▸ **Information provided**

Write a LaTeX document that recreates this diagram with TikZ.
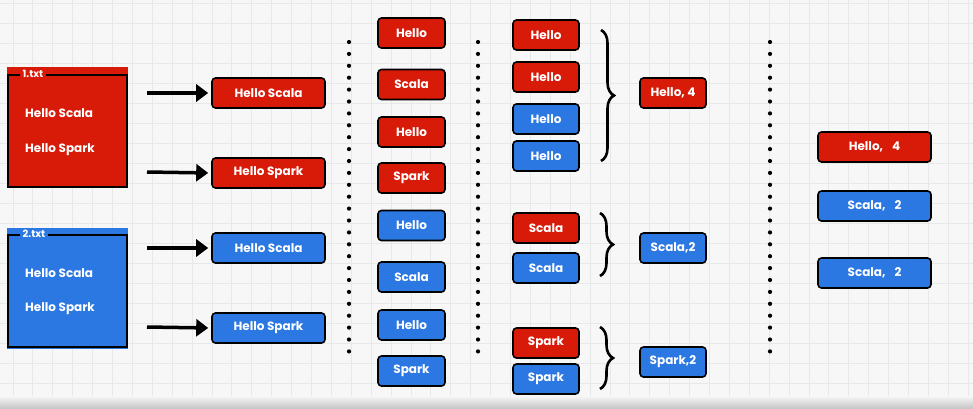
\documentclass[tikz,border=0pt]{standalone}
\usepackage{fontspec}
\setmainfont{Poppins}
\usetikzlibrary{positioning,arrows.meta,decorations.pathreplacing}

\definecolor{boxred}{HTML}{D81A08}
\definecolor{boxblue}{HTML}{2B78E2}
\definecolor{paper}{HTML}{F6F7F6}
\definecolor{gridgray}{HTML}{E7E9E8}

\begin{document}
\begin{tikzpicture}[x=1pt, y=-1pt, font=\fontsize{12}{14}\selectfont\bfseries,
  wordbox/.style={draw=black, line width=1.6pt, rounded corners=3.5pt, text=white,
    minimum height=30pt, inner sep=0pt},
  linebox/.style={wordbox, minimum width=113pt},
  keybox/.style={wordbox, minimum width=66pt},
  filefill/.style={minimum width=121pt, minimum height=121pt, inner sep=0pt},
  fileframe/.style={draw=black, line width=1.6pt, minimum width=119pt,
    minimum height=112pt, inner sep=0pt},
  filetag/.style={text=white, inner xsep=3pt, inner ysep=1pt,
    font=\fontsize{10}{11}\selectfont\bfseries},
  fileline/.style={text=white, anchor=west, inner sep=0pt},
  feed/.style={line width=3.5pt, -{Triangle[length=12pt,width=17pt]}, shorten >=3pt},
  dotline/.style={line width=4.2pt, line cap=round, dash pattern=on 0pt off 11.9pt},
  curly/.style={line width=2.6pt, decorate, decoration={brace, amplitude=13pt}}]
  \useasboundingbox (0,0) rectangle (973,408);
  % paper and grid
  \fill[paper] (0,0) rectangle (973,408);
  \foreach \gx in {0,...,48}
    \draw[gridgray, line width=0.9pt] (13+\gx*19.9,0) -- (13+\gx*19.9,408);
  \foreach \gy in {0,...,20}
    \draw[gridgray, line width=0.9pt] (0,3+\gy*20) -- (973,3+\gy*20);
  \shade[top color=paper, bottom color=black!22] (0,396) rectangle (973,408);

  % 1.txt
  \node[filefill, fill=boxred] (f1) at (67.5,127.5) {};
  \node[fileframe] (f1frame) at (67.5,131) {};
  \node[filetag, fill=boxred] (f1tag) at (33,74) {1.txt};
  \node[fileline] (f1a) at (25,113) {Hello Scala};
  \node[fileline] (f1b) at (25,150) {Hello Spark};
  % 2.txt
  \node[filefill, fill=boxblue] (f2) at (67.5,288) {};
  \node[fileframe] (f2frame) at (67.5,291) {};
  \node[filetag, fill=boxblue] (f2tag) at (34,234) {2.txt};
  \node[fileline] (f2a) at (25,273) {Hello Scala};
  \node[fileline] (f2b) at (25,309) {Hello Spark};

  % lines
  \node[linebox, fill=boxred] (l1) at (268.5,93) {Hello Scala};
  \node[linebox, fill=boxred] (l2) at (268.5,173) {Hello Spark};
  \node[linebox, fill=boxblue] (l3) at (268.5,248) {Hello Scala};
  \node[linebox, fill=boxblue] (l4) at (268.5,328) {Hello Spark};
  \coordinate (a1) at (147,93);
  \coordinate (a2) at (147,172);
  \coordinate (a3) at (147,248);
  \coordinate (a4) at (147,327);
  \draw[feed] (a1) -- (l1.west);
  \draw[feed] (a2) -- (l2.west);
  \draw[feed] (a3) -- (l3.west);
  \draw[feed] (a4) -- (l4.west);

  % separators
  \draw[dotline] (349,42) -- (349,352);
  \draw[dotline] (478,42) -- (478,352);
  \draw[dotline] (770,42) -- (770,352);

  % words
  \foreach \w/\y/\c [count=\i] in {Hello/33/red, Scala/84.5/red, Hello/132/red,
      Spark/178/red, Hello/225.5/blue, Scala/277/blue, Hello/325/blue, Spark/371/blue}
    \node[keybox, fill=box\c, minimum width=67pt] (w\i) at (411.5,\y) {\w};

  % grouped words
  \foreach \w/\y/\c [count=\i] in {Hello/35/red, Hello/77/red, Hello/119/blue,
      Hello/156/blue, Scala/228/red, Scala/268/blue, Spark/343/red, Spark/379/blue}
    \node[keybox, fill=box\c] (g\i) at (546,\y) {\w};
  \draw[curly] (601,30) -- (601,161);
  \draw[curly] (600,213) -- (600,276);
  \draw[curly] (600,327) -- (600,389);

  % counts
  \node[keybox, fill=boxred] (k1) at (673,93) {Hello, 4};
  \node[keybox, fill=boxblue] (k2) at (673,248) {Scala,2};
  \node[keybox, fill=boxblue] (k3) at (673,362) {Spark,2};

  % results
  \node[linebox, fill=boxred] (r1) at (874.5,147) {Hello,\hspace{9pt}4};
  \node[linebox, fill=boxblue] (r2) at (874.5,206) {Scala,\hspace{9pt}2};
  \node[linebox, fill=boxblue] (r3) at (874.5,273) {Scala,\hspace{9pt}2};
\end{tikzpicture}
\end{document}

▸ **Task directions**
What is needed is an exact reproduction of the data, pictures excluded.

▸ **Solved problem**
Write a LaTeX document that recreates this diagram with TikZ.
\documentclass[tikz,border=0pt]{standalone}
\usepackage{fontspec}
\setmainfont{Poppins}
\usetikzlibrary{positioning,arrows.meta,decorations.pathreplacing}

\definecolor{boxred}{HTML}{D81A08}
\definecolor{boxblue}{HTML}{2B78E2}
\definecolor{paper}{HTML}{F6F7F6}
\definecolor{gridgray}{HTML}{E7E9E8}

\begin{document}
\begin{tikzpicture}[x=1pt, y=-1pt, font=\fontsize{12}{14}\selectfont\bfseries,
  wordbox/.style={draw=black, line width=1.6pt, rounded corners=3.5pt, text=white,
    minimum height=30pt, inner sep=0pt},
  linebox/.style={wordbox, minimum width=113pt},
  keybox/.style={wordbox, minimum width=66pt},
  filefill/.style={minimum width=121pt, minimum height=121pt, inner sep=0pt},
  fileframe/.style={draw=black, line width=1.6pt, minimum width=119pt,
    minimum height=112pt, inner sep=0pt},
  filetag/.style={text=white, inner xsep=3pt, inner ysep=1pt,
    font=\fontsize{10}{11}\selectfont\bfseries},
  fileline/.style={text=white, anchor=west, inner sep=0pt},
  feed/.style={line width=3.5pt, -{Triangle[length=12pt,width=17pt]}, shorten >=3pt},
  dotline/.style={line width=4.2pt, line cap=round, dash pattern=on 0pt off 11.9pt},
  curly/.style={line width=2.6pt, decorate, decoration={brace, amplitude=13pt}}]
  \useasboundingbox (0,0) rectangle (973,408);
  % paper and grid
  \fill[paper] (0,0) rectangle (973,408);
  \foreach \gx in {0,...,48}
    \draw[gridgray, line width=0.9pt] (13+\gx*19.9,0) -- (13+\gx*19.9,408);
  \foreach \gy in {0,...,20}
    \draw[gridgray, line width=0.9pt] (0,3+\gy*20) -- (973,3+\gy*20);
  \shade[top color=paper, bottom color=black!22] (0,396) rectangle (973,408);

  % 1.txt
  \node[filefill, fill=boxred] (f1) at (67.5,127.5) {};
  \node[fileframe] (f1frame) at (67.5,131) {};
  \node[filetag, fill=boxred] (f1tag) at (33,74) {1.txt};
  \node[fileline] (f1a) at (25,113) {Hello Scala};
  \node[fileline] (f1b) at (25,150) {Hello Spark};
  % 2.txt
  \node[filefill, fill=boxblue] (f2) at (67.5,288) {};
  \node[fileframe] (f2frame) at (67.5,291) {};
  \node[filetag, fill=boxblue] (f2tag) at (34,234) {2.txt};
  \node[fileline] (f2a) at (25,273) {Hello Scala};
  \node[fileline] (f2b) at (25,309) {Hello Spark};

  % lines
  \node[linebox, fill=boxred] (l1) at (268.5,93) {Hello Scala};
  \node[linebox, fill=boxred] (l2) at (268.5,173) {Hello Spark};
  \node[linebox, fill=boxblue] (l3) at (268.5,248) {Hello Scala};
  \node[linebox, fill=boxblue] (l4) at (268.5,328) {Hello Spark};
  \coordinate (a1) at (147,93);
  \coordinate (a2) at (147,172);
  \coordinate (a3) at (147,248);
  \coordinate (a4) at (147,327);
  \draw[feed] (a1) -- (l1.west);
  \draw[feed] (a2) -- (l2.west);
  \draw[feed] (a3) -- (l3.west);
  \draw[feed] (a4) -- (l4.west);

  % separators
  \draw[dotline] (349,42) -- (349,352);
  \draw[dotline] (478,42) -- (478,352);
  \draw[dotline] (770,42) -- (770,352);

  % words
  \foreach \w/\y/\c [count=\i] in {Hello/33/red, Scala/84.5/red, Hello/132/red,
      Spark/178/red, Hello/225.5/blue, Scala/277/blue, Hello/325/blue, Spark/371/blue}
    \node[keybox, fill=box\c, minimum width=67pt] (w\i) at (411.5,\y) {\w};

  % grouped words
  \foreach \w/\y/\c [count=\i] in {Hello/35/red, Hello/77/red, Hello/119/blue,
      Hello/156/blue, Scala/228/red, Scala/268/blue, Spark/343/red, Spark/379/blue}
    \node[keybox, fill=box\c] (g\i) at (546,\y) {\w};
  \draw[curly] (601,30) -- (601,161);
  \draw[curly] (600,213) -- (600,276);
  \draw[curly] (600,327) -- (600,389);

  % counts
  \node[keybox, fill=boxred] (k1) at (673,93) {Hello, 4};
  \node[keybox, fill=boxblue] (k2) at (673,248) {Scala,2};
  \node[keybox, fill=boxblue] (k3) at (673,362) {Spark,2};

  % results
  \node[linebox, fill=boxred] (r1) at (874.5,147) {Hello,\hspace{9pt}4};
  \node[linebox, fill=boxblue] (r2) at (874.5,206) {Scala,\hspace{9pt}2};
  \node[linebox, fill=boxblue] (r3) at (874.5,273) {Scala,\hspace{9pt}2};
\end{tikzpicture}
\end{document}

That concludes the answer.